A little hardware can unlock massive software

This learning became clear for Samsara as they launched physical products in fleet tracking, temperature regulation, and video safety.

“We are primarily a software company, but by introducing hardware into our product suite, our customers have more offerings from Samsara.”

By launching physical products, your organization can easily relate to your customers with devices that they have a better understanding of. They’ll know how these devices can affect their business. In turn, the software readings can provide them with actionable insights that lead them to make operational changes.

Take the example of the customer feedback button from above. This type of software integration would not have been possible without hardware in the field to provide the ease of capturing that data. Other examples are sure to follow.

Multi-product, as early as possible

It’s important to hone in on one product offering and nail it. Get good at that one thing your customers want and need. But don’t cut yourself off from the possibility of other product innovations just because of one product’s success.

“As a CPO, I have to be disciplined about working on new products, even when it feels unnatural or premature to do so.”

Samsara started to work on their second product in video safety when their first product was growing quickly. This decision was not an easy one to make, as it would have been more simple to double down on investment in the first product that was already a booming success.

By being open to new product avenues, Sekar helped lead Samsara into new revenue streams. As a result, the company now offers two distinct products with over $200 million in annual recurring revenue each. They likely would not have gotten to $500 million in ARR as quickly by sticking to the first successful product.

Industry transformation takes decades – think long term

As a day-to-day operator, one of the hardest things to do is zoom out and see the long-term organizational picture. You are focused on short-term execution and hence, it can be difficult to keep the longer-term goals in mind.
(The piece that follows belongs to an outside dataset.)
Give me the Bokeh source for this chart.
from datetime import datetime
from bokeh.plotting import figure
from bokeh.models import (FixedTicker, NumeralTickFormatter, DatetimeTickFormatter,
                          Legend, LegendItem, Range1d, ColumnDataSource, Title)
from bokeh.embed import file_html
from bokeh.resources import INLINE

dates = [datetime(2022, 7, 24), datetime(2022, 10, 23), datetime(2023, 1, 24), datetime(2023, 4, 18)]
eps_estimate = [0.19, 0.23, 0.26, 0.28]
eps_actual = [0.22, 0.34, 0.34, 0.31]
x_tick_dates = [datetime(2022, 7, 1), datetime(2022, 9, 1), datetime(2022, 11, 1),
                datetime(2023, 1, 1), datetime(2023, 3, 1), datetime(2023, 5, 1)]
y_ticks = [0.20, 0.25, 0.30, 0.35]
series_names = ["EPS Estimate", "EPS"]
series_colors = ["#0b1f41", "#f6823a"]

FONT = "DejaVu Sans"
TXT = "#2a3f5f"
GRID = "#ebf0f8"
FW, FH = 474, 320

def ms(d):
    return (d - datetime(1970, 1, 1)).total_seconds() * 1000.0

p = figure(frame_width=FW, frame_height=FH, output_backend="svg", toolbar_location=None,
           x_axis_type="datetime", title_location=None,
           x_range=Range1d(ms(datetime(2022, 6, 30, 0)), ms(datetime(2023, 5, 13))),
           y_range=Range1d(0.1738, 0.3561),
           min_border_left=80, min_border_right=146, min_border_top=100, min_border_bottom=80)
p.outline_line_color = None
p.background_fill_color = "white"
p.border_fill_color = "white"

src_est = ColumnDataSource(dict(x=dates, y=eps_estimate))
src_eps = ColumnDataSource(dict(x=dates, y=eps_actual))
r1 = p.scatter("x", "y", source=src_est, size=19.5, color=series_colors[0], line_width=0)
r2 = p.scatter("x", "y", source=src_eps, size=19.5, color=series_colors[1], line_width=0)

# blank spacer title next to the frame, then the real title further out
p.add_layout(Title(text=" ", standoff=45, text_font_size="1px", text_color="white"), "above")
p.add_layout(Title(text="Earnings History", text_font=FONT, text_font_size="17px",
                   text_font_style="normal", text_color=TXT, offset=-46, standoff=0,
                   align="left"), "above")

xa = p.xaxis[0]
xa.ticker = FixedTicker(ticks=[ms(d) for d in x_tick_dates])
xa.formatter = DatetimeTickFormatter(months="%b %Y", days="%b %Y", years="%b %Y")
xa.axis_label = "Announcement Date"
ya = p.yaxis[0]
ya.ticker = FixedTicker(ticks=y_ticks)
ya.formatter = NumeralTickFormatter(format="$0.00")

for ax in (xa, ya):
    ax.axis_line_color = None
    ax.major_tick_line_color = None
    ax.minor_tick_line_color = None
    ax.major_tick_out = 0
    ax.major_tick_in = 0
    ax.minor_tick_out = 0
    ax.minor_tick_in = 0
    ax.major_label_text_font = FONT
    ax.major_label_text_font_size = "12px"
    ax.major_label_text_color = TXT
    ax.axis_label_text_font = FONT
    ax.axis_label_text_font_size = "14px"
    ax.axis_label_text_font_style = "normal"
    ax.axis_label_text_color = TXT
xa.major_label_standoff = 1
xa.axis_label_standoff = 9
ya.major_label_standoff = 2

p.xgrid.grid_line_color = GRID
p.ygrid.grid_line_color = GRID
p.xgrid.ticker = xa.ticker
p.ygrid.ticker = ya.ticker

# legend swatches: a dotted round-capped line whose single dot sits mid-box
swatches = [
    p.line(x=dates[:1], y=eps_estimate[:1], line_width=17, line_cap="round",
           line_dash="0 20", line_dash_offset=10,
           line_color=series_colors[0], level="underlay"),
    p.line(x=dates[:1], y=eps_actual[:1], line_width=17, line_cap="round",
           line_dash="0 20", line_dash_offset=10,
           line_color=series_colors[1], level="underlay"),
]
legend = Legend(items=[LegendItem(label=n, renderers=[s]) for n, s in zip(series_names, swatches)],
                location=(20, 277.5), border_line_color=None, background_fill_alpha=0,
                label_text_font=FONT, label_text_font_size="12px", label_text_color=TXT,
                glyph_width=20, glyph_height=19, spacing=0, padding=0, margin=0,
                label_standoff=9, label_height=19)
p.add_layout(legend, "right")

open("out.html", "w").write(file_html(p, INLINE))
“When thinking short term, it can be hard to notice longer-term trends going on. When you zoom out and see the larger forces at play, industry transformation can be dramatic.”
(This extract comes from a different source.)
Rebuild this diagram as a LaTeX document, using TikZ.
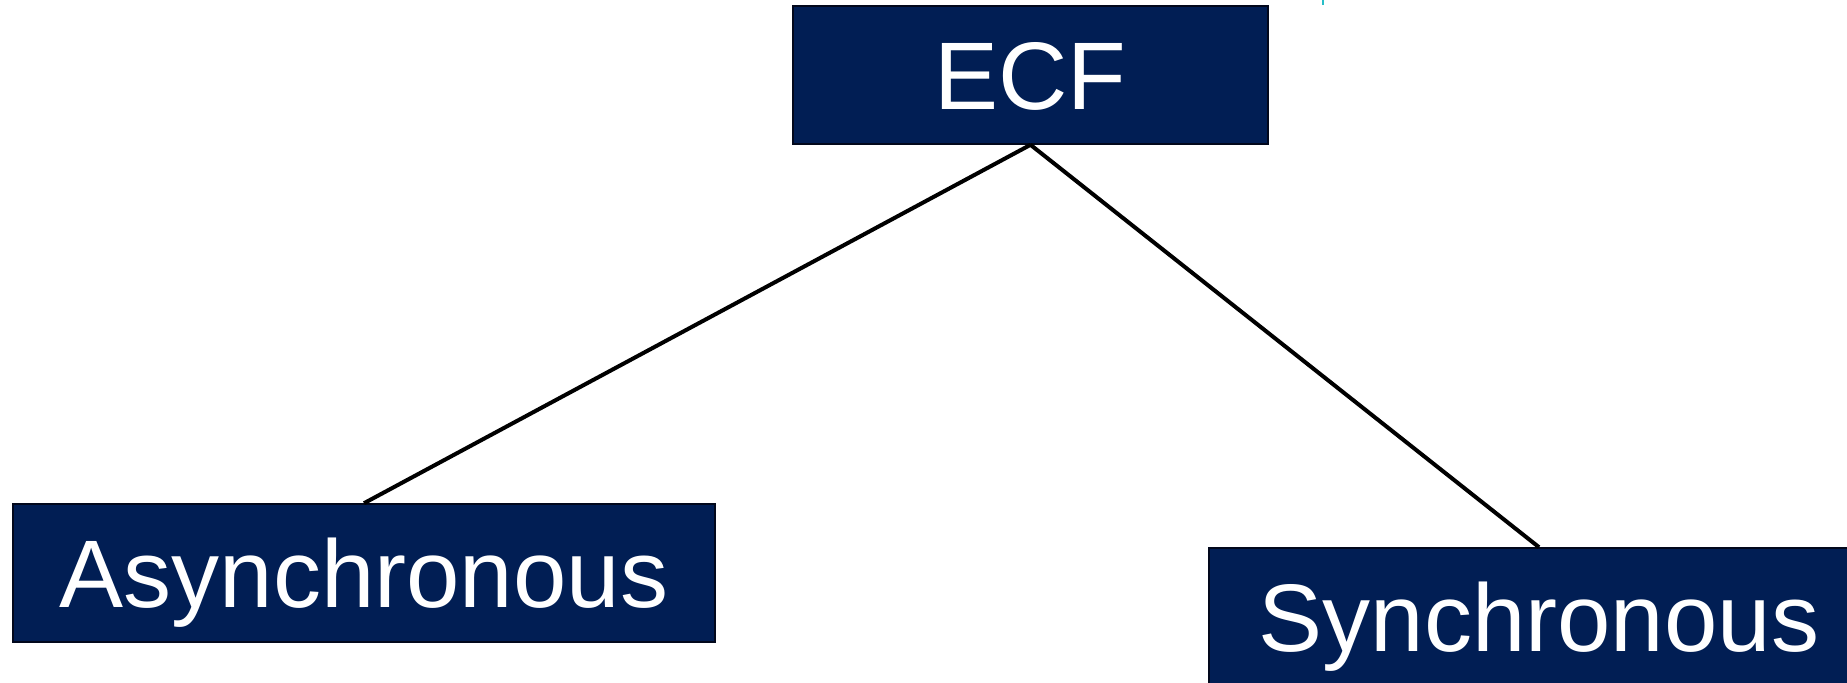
\documentclass[tikz,border=0pt]{standalone}
\usepackage{fontspec}
\setmainfont{Liberation Sans}
\definecolor{boxblue}{RGB}{1,30,84}
\definecolor{boxedge}{RGB}{2,8,28}
\definecolor{tickcyan}{RGB}{40,190,200}
\begin{document}
\begin{tikzpicture}[x=0.5pt,y=-0.5pt,
  catbox/.style={rectangle, fill=boxblue, draw=boxedge, line width=0.8pt,
    inner sep=0pt, text=white,
    font=\fontsize{48}{56}\selectfont, text height=34.4pt, text depth=0pt},
  link/.style={draw=black, line width=2pt}]
  \useasboundingbox (0,0) rectangle (1847,682);

  % category boxes
  \node[catbox, minimum width=237.5pt, minimum height=69pt] (ecf) at (1030.5,75) {ECF};
  \node[catbox, minimum width=351pt, minimum height=69pt] (async) at (364,573) {Asynchronous};
  \node[catbox, minimum width=330pt, minimum height=69pt] (sync) at (1539,617) {Synchronous};

  % connectors from the root to both children
  \path[link] (ecf.south) -- (async.north);
  \path[link] (ecf.south) -- (sync.north);

  % small mark at the top edge
  \coordinate (tickA) at (1323,0);
  \coordinate (tickB) at (1323,5);
  \draw[tickcyan, line width=0.6pt] (tickA) -- (tickB);
\end{tikzpicture}
\end{document}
Here’s an interesting case study that crystallizes this point. Before starting Samsara, Sekar worked with the same founding team at Meraki, which focused on wireless device connectivity. 30 years ago, in 1991, there were only about 10,000 wireless devices in use, and these mostly came from the cash register industry. By 2001, when laptops started to surf the web, about 1 million devices existed. In 2011, when Meraki started to experience very high growth, around 100 million devices were in use, thanks to smart devices like phones and tablets. 

Still, in the day-to-day execution, he worried that they’d run out of addressable market share. Now, there are 10 billion WiFi clients in circulation, even for something as simple as a garage door opener. This trend shows no sign of slowing down, yet it was hard to see it coming at the moment.

As an operator at Meraki, it was hard for Sekar to fully register this transformation. But being able to zoom out, the transformation is dramatic. Make sure to build time for those bigger picture reflections and conversations, even while being deep in the weeds of short-term execution.

Key takeaways

These learnings offer practical, high-level advice for scaling a company while achieving both product and revenue growth. 

  1. Carve time out to listen to your customers. Serve them and make their feedback important for guiding your product development. Be systematic and disciplined about making this part of your process.
  2. Get creative about how you receive feedback and incorporate it into your plans.
  3. The physical offerings of hardware products can provide a range of software benefits.
  4. Don’t let one product’s success keep you from taking chances on other product streams when the opportunity is right. Run product feedback loops across all areas.
  5. Zoom out from the most immediate tasks at hand. Don’t lose sight of your long-term product goals amid short-term execution.

The more you incorporate these guiding principles, the more likely you will be to achieve your ultimate goals, both in execution and in revenue.